*** SOURCE RECORDS ***

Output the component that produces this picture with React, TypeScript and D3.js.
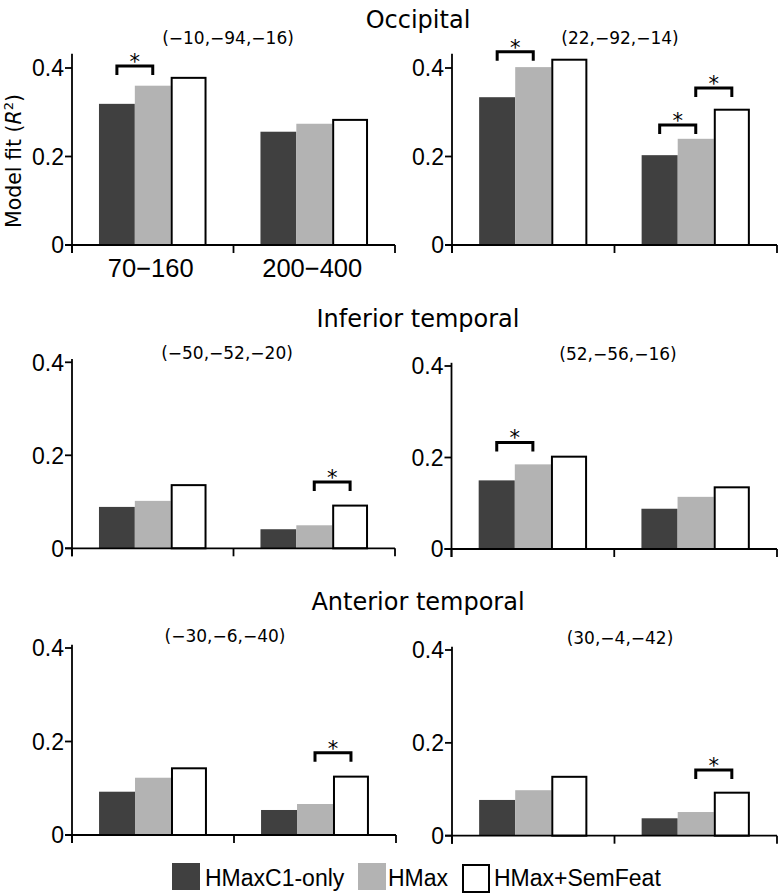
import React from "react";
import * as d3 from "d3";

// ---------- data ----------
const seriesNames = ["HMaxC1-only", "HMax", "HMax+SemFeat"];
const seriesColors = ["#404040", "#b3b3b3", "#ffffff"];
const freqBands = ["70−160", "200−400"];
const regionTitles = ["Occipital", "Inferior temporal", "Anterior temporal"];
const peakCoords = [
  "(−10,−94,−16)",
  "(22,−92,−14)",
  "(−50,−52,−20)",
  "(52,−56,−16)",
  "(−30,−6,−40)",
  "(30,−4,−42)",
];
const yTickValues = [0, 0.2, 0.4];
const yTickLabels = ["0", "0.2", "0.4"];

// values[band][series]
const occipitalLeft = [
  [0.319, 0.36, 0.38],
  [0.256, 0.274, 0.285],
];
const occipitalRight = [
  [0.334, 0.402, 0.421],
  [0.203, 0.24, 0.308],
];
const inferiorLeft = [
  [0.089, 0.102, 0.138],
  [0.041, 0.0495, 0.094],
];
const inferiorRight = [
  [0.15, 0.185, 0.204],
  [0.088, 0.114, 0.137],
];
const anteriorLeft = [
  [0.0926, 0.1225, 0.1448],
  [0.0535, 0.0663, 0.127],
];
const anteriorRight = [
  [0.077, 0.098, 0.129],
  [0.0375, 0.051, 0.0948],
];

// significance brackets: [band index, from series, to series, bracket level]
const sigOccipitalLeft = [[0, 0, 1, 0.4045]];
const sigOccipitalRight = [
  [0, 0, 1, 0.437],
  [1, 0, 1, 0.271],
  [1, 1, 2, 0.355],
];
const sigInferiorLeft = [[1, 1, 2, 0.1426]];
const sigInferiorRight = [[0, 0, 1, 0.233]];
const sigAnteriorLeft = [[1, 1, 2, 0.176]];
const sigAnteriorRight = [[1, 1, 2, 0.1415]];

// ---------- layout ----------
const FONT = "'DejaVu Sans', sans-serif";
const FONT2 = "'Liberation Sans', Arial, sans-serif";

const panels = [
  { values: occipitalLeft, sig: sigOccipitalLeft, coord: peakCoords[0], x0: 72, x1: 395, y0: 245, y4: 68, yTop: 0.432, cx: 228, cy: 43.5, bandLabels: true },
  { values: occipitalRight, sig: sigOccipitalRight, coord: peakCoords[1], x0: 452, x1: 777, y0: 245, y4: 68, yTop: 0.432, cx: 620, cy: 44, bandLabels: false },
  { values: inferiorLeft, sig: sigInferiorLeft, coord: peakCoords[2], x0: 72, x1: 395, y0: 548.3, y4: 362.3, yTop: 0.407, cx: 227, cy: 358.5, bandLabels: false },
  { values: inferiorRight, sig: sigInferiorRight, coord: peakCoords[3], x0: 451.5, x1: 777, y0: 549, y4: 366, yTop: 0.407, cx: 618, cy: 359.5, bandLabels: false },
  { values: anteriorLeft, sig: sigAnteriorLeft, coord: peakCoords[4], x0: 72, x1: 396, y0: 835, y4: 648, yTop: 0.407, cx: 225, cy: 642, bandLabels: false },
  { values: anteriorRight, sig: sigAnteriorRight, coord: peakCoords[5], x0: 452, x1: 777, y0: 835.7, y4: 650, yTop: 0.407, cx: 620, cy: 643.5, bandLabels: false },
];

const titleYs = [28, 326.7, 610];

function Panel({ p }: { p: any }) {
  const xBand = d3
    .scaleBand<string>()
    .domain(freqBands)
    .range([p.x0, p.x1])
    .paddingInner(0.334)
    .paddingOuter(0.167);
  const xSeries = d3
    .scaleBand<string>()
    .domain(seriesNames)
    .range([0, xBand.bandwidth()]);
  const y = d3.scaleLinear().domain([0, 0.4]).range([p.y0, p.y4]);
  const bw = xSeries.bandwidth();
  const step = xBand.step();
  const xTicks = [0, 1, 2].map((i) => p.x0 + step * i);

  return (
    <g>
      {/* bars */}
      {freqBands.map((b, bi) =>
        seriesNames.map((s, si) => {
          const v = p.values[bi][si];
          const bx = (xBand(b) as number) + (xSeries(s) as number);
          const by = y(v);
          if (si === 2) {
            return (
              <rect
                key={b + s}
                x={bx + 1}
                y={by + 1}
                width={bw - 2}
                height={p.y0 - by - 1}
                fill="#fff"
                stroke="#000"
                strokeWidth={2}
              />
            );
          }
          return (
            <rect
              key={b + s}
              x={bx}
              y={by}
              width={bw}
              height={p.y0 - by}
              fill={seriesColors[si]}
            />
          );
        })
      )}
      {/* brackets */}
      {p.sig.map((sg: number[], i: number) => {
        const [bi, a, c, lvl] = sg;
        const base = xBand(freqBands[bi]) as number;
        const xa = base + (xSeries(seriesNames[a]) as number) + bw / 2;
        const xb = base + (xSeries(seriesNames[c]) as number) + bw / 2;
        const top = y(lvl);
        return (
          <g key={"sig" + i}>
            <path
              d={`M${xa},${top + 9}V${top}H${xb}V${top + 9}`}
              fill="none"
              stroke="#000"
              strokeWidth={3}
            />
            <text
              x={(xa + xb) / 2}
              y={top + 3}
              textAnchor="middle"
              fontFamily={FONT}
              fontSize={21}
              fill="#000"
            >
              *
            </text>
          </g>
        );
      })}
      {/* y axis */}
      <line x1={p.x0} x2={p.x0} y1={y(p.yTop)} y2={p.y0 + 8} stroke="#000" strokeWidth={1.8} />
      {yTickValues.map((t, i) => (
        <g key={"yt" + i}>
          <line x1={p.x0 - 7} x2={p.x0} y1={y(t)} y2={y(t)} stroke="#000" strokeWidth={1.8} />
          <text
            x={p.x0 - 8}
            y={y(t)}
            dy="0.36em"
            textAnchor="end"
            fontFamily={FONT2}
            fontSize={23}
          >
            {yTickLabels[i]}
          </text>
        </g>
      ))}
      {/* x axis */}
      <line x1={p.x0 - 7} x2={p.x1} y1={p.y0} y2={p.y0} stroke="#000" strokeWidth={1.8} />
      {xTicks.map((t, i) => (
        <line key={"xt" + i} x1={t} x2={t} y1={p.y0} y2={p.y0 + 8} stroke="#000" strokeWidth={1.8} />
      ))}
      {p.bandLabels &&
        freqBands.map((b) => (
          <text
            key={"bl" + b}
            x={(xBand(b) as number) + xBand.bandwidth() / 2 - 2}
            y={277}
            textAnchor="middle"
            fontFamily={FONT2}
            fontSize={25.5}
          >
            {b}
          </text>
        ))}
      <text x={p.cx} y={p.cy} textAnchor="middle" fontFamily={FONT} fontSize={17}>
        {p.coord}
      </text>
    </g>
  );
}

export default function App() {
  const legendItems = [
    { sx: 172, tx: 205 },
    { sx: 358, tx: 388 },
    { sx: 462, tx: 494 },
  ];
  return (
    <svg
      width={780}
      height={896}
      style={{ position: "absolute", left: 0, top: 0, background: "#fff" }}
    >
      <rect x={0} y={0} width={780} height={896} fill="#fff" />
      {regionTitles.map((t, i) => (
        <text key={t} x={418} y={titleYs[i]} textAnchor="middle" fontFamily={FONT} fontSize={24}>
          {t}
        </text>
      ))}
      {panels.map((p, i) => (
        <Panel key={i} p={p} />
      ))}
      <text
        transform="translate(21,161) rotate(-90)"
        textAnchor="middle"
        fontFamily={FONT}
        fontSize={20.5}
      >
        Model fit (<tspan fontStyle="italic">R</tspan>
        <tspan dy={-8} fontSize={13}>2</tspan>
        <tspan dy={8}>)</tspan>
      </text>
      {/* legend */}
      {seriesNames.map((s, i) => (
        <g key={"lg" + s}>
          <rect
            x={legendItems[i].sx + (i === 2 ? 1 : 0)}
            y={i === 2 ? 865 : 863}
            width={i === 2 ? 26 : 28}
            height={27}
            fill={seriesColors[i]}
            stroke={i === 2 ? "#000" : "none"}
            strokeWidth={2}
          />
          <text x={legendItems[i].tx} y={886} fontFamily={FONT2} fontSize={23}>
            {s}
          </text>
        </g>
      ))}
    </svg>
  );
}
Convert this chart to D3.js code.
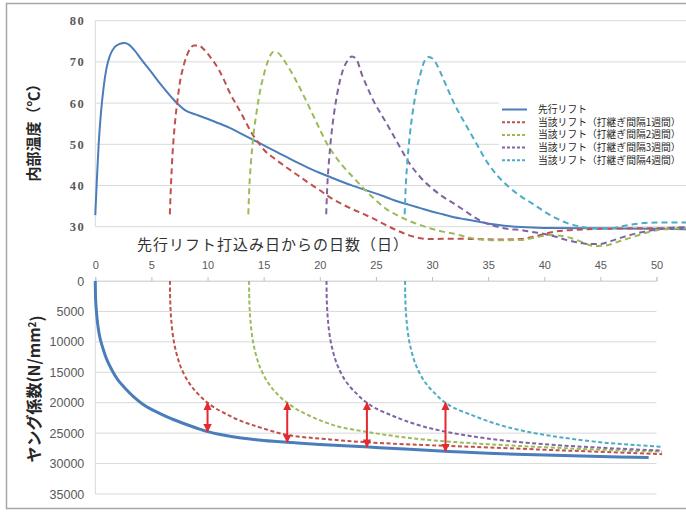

***

Across the material above, how many lines include the string "this"? Only the number is wanted.

TASK SOLUTION
2